Quizás pienso todas estas mierdas porque la vida que me está tocando vivir últimamente es la de la violinista del Titanic y no me gusta demasiado. Porque a mí me contrataron para tocar el violín en un barco la hostia de grande y la hostia de lujoso y la hostia de guay. Y bien, yo tocaba cada noche y cada mañana y era feliz haciéndolo. Hasta que un día vi que había mogollón de icebergs alrededor. Pero ni el capitán ni nadie al mando parecía preocupado por ello. Y total, yo sólo estaba ahí para tocar el violín. Así que nos dimos la hostia, el iceberg nos apuñaló, el barco empezó a hundirse y el capitán sigue haciendo como que no pasa nada. El director de orquesta saltó del barco y se piró en un bote salvavidas él solo. No le culpo. Ahora todo el que puede se escapa y yo, sigo tocando mientras el barco se hunde más y más cada día. Pero qué voy a hacer. Sigo tocando. Sólo puedo esperar a que me rescaten o me muera en las aguas heladas, porque sé que esto no puede reflotarse. Hay quien se trata de salvar. Hay quien está en pánico. Hay quien huye y quien hace como que no ocurre nada. Yo sigo tocando el violín porque total, es lo que sé hacer y es lo que me dijeron que debía hacer. Así que toco y toco mientras todo se sumerge en el océano sin posibilidad de salir a flote de nuevo. Toco el violín mientras imagino que hago otra cosa. Sigo con mi melodía inútil mientras me sueño con 20 años menos y mordiéndole el cuello a este pobre chaval del metro que va tan tranquilo sin saber que la señora cuarentona de al lado está fascinada por el color rojizo de su pelo.
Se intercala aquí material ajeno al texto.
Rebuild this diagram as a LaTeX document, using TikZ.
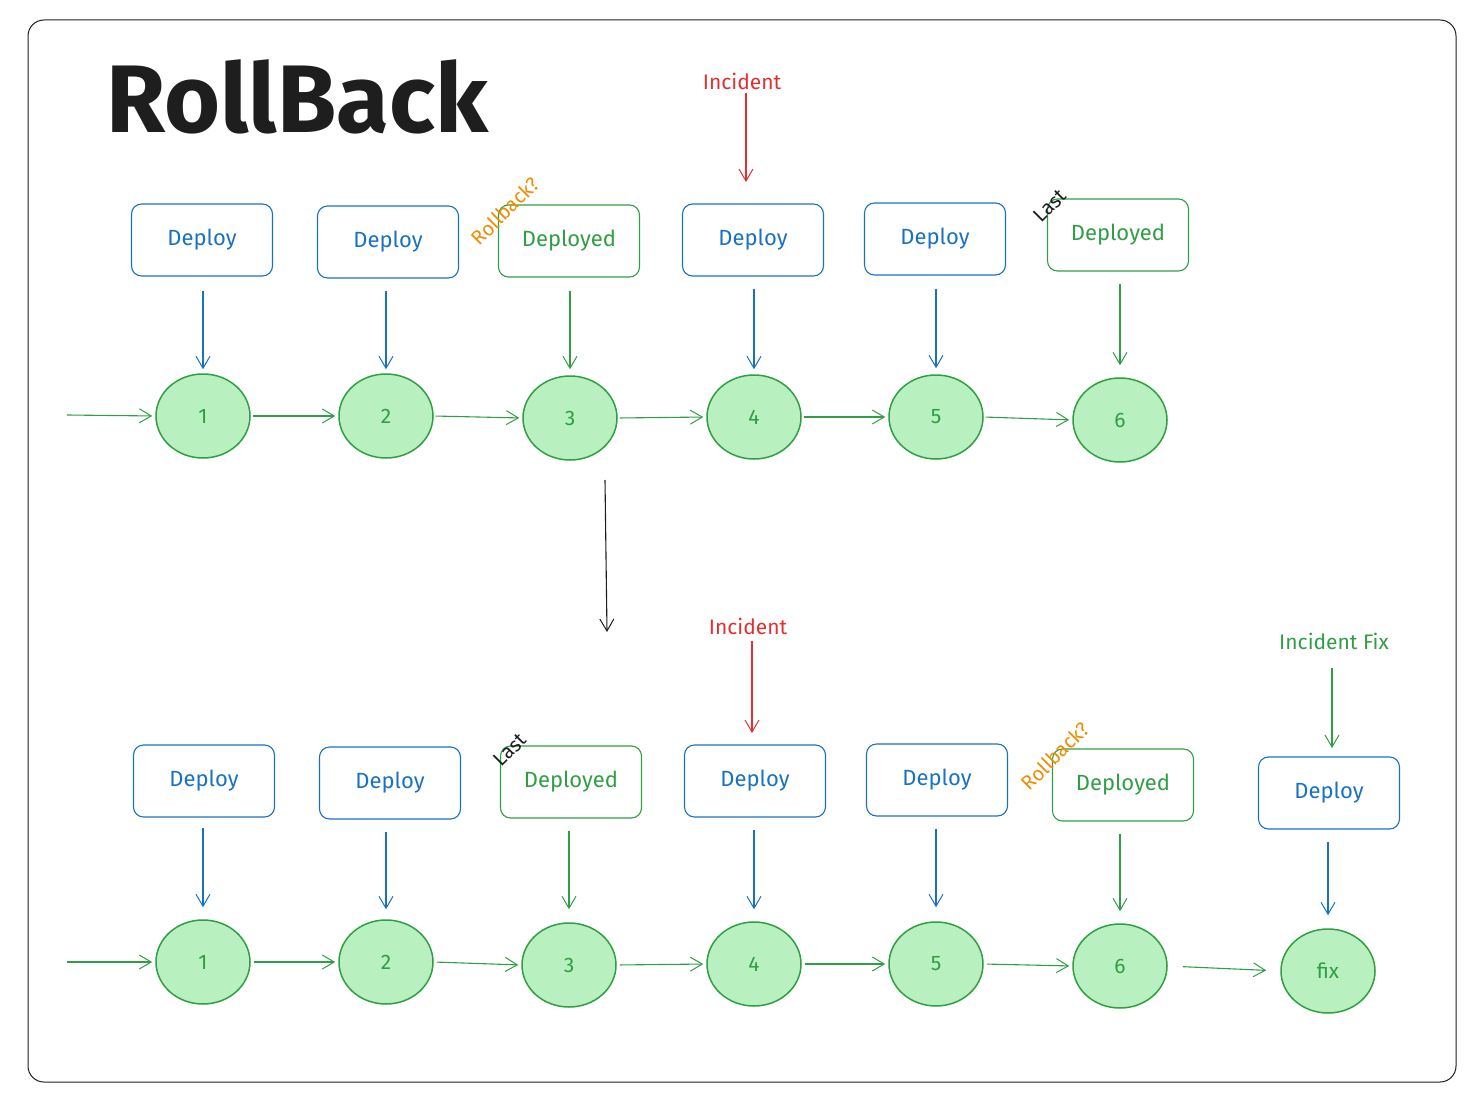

No sé qué se supone que debo hacer. Al parecer ni los achaques ni las canas le hacen a uno más sabio como me habían dicho. Sólo te hacen viejo. Sólo te cansan y hacen que el ketchup te dé ardor de estómago. Sólo hacen que Cook quede lejos de tu alcance. Sólo hacen que los problemas laborales te afecten un poco más que antes y que no haya fiestas los viernes donde olvidar las penas. Sólo hacen que sigas tocando el violín preguntándote para qué sirve en cualquier caso lo que tú hagas. Sólo hacen que seas un poco más consciente de tus limitaciones.
En mi caso, he llegado a asumir que madrugar y montar en metro es realmente peligroso para mi salud mental.